Control execution on site

Once work begins, documentation and supervision become important. The site team should verify that only approved items are removed, landlord property is protected, service isolations are coordinated, and making-good works match the agreed standard.

Photographic records before, during, and after reinstatement help if any dispute arises over damage or quality. So do marked drawings and signed inspection notes. If there are changes during execution, capture them immediately. Waiting until final inspection to explain deviations usually leads to arguments and rework.

Quality at this stage is less about luxury finishes and more about completeness. Patchy repainting, exposed wiring points, uneven flooring transitions, uncapped services, and stained ceiling tiles are the details that trigger rejection. A practical contractor will know this, but a proper closeout checklist still helps keep the handover objective.
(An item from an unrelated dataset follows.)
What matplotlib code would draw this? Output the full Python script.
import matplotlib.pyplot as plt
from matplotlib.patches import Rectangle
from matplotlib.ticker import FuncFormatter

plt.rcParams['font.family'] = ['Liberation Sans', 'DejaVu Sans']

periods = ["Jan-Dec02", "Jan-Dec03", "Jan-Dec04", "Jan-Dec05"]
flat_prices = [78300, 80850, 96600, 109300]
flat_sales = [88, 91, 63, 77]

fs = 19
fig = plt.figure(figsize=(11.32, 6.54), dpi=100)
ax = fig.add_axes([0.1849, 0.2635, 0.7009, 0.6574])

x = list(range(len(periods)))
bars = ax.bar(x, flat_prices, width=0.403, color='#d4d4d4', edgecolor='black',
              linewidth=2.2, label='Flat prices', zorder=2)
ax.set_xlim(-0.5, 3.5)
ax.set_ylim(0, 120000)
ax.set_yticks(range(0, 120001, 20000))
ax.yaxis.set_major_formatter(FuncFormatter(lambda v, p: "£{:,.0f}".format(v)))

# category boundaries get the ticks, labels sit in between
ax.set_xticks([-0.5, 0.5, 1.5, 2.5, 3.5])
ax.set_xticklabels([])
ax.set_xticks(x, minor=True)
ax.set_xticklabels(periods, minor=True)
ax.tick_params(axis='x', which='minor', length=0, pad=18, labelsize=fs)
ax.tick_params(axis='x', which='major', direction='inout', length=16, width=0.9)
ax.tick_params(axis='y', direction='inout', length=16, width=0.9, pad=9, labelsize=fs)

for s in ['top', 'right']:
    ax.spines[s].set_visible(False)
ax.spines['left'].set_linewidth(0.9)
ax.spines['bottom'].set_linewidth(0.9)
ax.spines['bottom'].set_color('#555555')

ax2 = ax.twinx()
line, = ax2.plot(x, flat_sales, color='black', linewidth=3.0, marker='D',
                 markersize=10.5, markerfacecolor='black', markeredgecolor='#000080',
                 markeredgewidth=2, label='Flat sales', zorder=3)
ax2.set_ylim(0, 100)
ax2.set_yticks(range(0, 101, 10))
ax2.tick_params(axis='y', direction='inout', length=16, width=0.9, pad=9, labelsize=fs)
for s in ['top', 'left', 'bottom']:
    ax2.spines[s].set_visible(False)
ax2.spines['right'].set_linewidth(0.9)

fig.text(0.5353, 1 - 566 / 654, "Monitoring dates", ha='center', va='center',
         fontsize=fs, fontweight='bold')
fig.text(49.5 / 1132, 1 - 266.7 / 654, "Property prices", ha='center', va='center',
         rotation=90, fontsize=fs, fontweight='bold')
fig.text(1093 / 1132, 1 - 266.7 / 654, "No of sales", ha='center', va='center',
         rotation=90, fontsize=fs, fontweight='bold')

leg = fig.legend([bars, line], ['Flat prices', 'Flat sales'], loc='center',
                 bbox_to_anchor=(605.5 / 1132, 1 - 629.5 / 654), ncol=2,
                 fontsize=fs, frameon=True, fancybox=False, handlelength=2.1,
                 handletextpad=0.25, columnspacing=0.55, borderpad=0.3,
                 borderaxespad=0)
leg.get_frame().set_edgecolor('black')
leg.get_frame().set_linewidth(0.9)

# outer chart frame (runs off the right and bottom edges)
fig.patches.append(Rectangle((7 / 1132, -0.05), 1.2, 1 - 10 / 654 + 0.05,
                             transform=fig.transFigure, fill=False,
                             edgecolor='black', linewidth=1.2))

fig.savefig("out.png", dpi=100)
Prepare for final inspection before the final day

Do not aim for first inspection on the lease expiry date. Build in time for your own pre-inspection and for rectification. Walk the site with the contractor against the approved scope and note every visible defect, missing item, and protection mark.
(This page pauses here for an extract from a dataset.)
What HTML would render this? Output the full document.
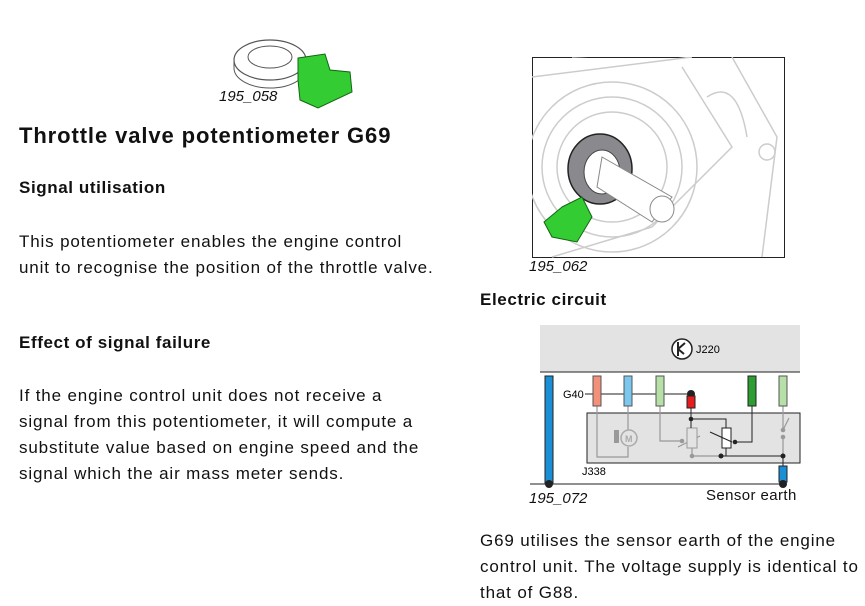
<!DOCTYPE html>
<html><head><style>
body{margin:0;width:865px;height:601px;background:#fff;position:relative;overflow:hidden;font-family:"Liberation Sans",sans-serif;color:#111}
.t{position:absolute;white-space:nowrap}
.b{font-weight:bold}
.p{font-size:17px;line-height:26px;letter-spacing:0.85px}
.cap{font-style:italic;font-size:15px}
</style></head><body>
<svg class="t" style="left:230px;top:20px" width="130" height="90">
<ellipse cx="40" cy="40" rx="36" ry="20" fill="#fff" stroke="#555" stroke-width="1.2"/>
<ellipse cx="40" cy="37" rx="22" ry="11" fill="#fff" stroke="#555"/>
<path d="M4 40 v8 a36 20 0 0 0 72 0 v-8" fill="none" stroke="#555"/>
<polygon points="68,38 95,34 100,50 120,52 122,72 88,88 70,80 68,60" fill="#3c3" stroke="#161" stroke-width="1"/>
</svg>
<div class="t cap" style="left:219px;top:88px">195_058</div>
<div class="t b" style="left:19px;top:123px;font-size:22px;letter-spacing:0.9px">Throttle valve potentiometer G69</div>
<div class="t b" style="left:19px;top:178px;font-size:17px;letter-spacing:0.6px">Signal utilisation</div>
<div class="t p" style="left:19px;top:229px">This potentiometer enables the engine control<br>unit to recognise the position of the throttle valve.</div>
<div class="t b" style="left:19px;top:333px;font-size:17px;letter-spacing:0.6px">Effect of signal failure</div>
<div class="t p" style="left:19px;top:383px">If the engine control unit does not receive a<br>signal from this potentiometer, it will compute a<br>substitute value based on engine speed and the<br>signal which the air mass meter sends.</div>

<svg class="t" style="left:532px;top:57px" width="253" height="201">
<rect x="0.5" y="0.5" width="252" height="200" fill="#fff" stroke="#222"/>
<g fill="none" stroke="#ccc" stroke-width="1.5">
<path d="M0 20 L160 0 M40 0 L150 -5 M150 10 L200 90 L120 170 L20 200"/>
<path d="M200 0 L245 80 L230 200"/>
<circle cx="80" cy="110" r="55"/><circle cx="80" cy="110" r="70"/><circle cx="80" cy="110" r="85"/>
<path d="M175 40 q30 -20 40 40"/>
<circle cx="235" cy="95" r="8"/>
</g>
<ellipse cx="68" cy="112" rx="32" ry="35" fill="#8a8a8e" stroke="#222" stroke-width="1.5"/>
<ellipse cx="70" cy="115" rx="18" ry="22" fill="#fff" stroke="#444"/>
<path d="M70 100 L140 140 L120 165 L65 130 Z" fill="#fff" stroke="#888"/>
<ellipse cx="130" cy="152" rx="12" ry="13" fill="#fff" stroke="#888"/>
<polygon points="30,150 50,140 60,160 45,185 20,180 12,165" fill="#3c3" stroke="#161"/>
</svg>
<div class="t cap" style="left:529px;top:258px">195_062</div>
<div class="t b" style="left:480px;top:290px;font-size:17px;letter-spacing:0.6px">Electric circuit</div>

<svg class="t" style="left:530px;top:320px" width="280" height="190" font-family="Liberation Sans">
<rect x="10" y="5" width="260" height="47" fill="#e3e3e3"/>
<line x1="10" y1="52" x2="270" y2="52" stroke="#222"/>
<circle cx="152" cy="29" r="10" fill="#fff" stroke="#222" stroke-width="1.5"/>
<path d="M148 22 v14 M148 29 l7 -6 M148 29 l6 5" stroke="#222" stroke-width="2" fill="none"/>
<text x="166" y="33" font-size="11">J220</text>
<rect x="57" y="93" width="213" height="50" fill="#e3e3e3" stroke="#222"/>
<g stroke="#999" stroke-width="1.2" fill="none">
<path d="M67 86 V137 H98 V127"/>
<path d="M98 86 V110"/>
<path d="M130 86 V121 H152"/>
<path d="M162 128 V136 H191"/>
<path d="M148 127 l22 -11"/>
<path d="M253 86 V110 l6 -12 M253 117 V136"/>
</g>
<rect x="157" y="108" width="10" height="20" fill="#e3e3e3" stroke="#999"/>
<circle cx="152" cy="121" r="2.3" fill="#999"/><circle cx="162" cy="136" r="2.3" fill="#999"/>
<circle cx="253" cy="110" r="2.3" fill="#999"/><circle cx="253" cy="117" r="2.3" fill="#999"/>
<rect x="84" y="110" width="5" height="13" fill="#999"/>
<circle cx="99" cy="118" r="8" fill="none" stroke="#aaa" stroke-width="1.5"/>
<text x="95" y="122" font-size="9" fill="#aaa" font-weight="bold">M</text>
<text x="33" y="78" font-size="11">G40</text>
<line x1="55" y1="74" x2="161" y2="74" stroke="#222"/>
<circle cx="161" cy="74" r="4" fill="#222"/>
<path d="M161 88 V99 H196 V108 M161 99 V108" stroke="#222" fill="none"/>
<circle cx="161" cy="99" r="2.3" fill="#222"/>
<rect x="192" y="108" width="9" height="20" fill="#fff" stroke="#222"/>
<path d="M180 112 l22 10" stroke="#222"/>
<path d="M222 86 V122 H205" stroke="#222" fill="none"/>
<circle cx="205" cy="122" r="2.3" fill="#222"/>
<path d="M196 128 V136 M191 136 H253" stroke="#222"/>
<circle cx="191" cy="136" r="2.5" fill="#222"/><circle cx="253" cy="136" r="2.5" fill="#222"/>
<rect x="15" y="56" width="8" height="108" fill="#1a8fd6" stroke="#222"/>
<rect x="63" y="56" width="8" height="30" fill="#f3907a" stroke="#555"/>
<rect x="94" y="56" width="8" height="30" fill="#7cc7ef" stroke="#555"/>
<rect x="126" y="56" width="8" height="30" fill="#b7e0a8" stroke="#555"/>
<rect x="157" y="76" width="8" height="12" fill="#e41e1e" stroke="#222"/>
<rect x="218" y="56" width="8" height="30" fill="#2e9e33" stroke="#222"/>
<rect x="249" y="56" width="8" height="30" fill="#b7e0a8" stroke="#555"/>
<rect x="249" y="146" width="8" height="16" fill="#1a8fd6" stroke="#222"/>
<line x1="253" y1="136" x2="253" y2="146" stroke="#222"/>
<line x1="0" y1="164" x2="253" y2="164" stroke="#222"/>
<circle cx="19" cy="164" r="4" fill="#222"/><circle cx="253" cy="164" r="4" fill="#222"/>
<text x="52" y="155" font-size="11">J338</text>
</svg>
<div class="t cap" style="left:529px;top:490px">195_072</div>
<div class="t" style="left:706px;top:487px;font-size:15px;letter-spacing:0.4px">Sensor earth</div>
<div class="t p" style="left:480px;top:528px">G69 utilises the sensor earth of the engine<br>control unit. The voltage supply is identical to<br>that of G88.</div>
</body></html>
Then verify documents as well. If the building requires clearance forms, waste disposal records, as-built updates, or permit closeout, prepare them before the joint inspection. Administrative gaps can delay acceptance just as easily as physical defects.

A practical way to reduce risk

If you want the process to run cleanly, think of reinstatement as a controlled closeout project rather than an end-of-lease chore. Confirm the contractual standard, survey the site properly, define scope in drawings, align approvals early, and price the work against documented assumptions. That approach gives you far more control over cost, schedule, and deposit recovery.

For tenants, landlords, and asset managers alike, the best reinstatement projects are rarely the fastest-looking ones at the start. They are the ones with fewer assumptions, fewer change orders, and fewer surprises at handover. A well-planned exit usually costs less than a rushed one.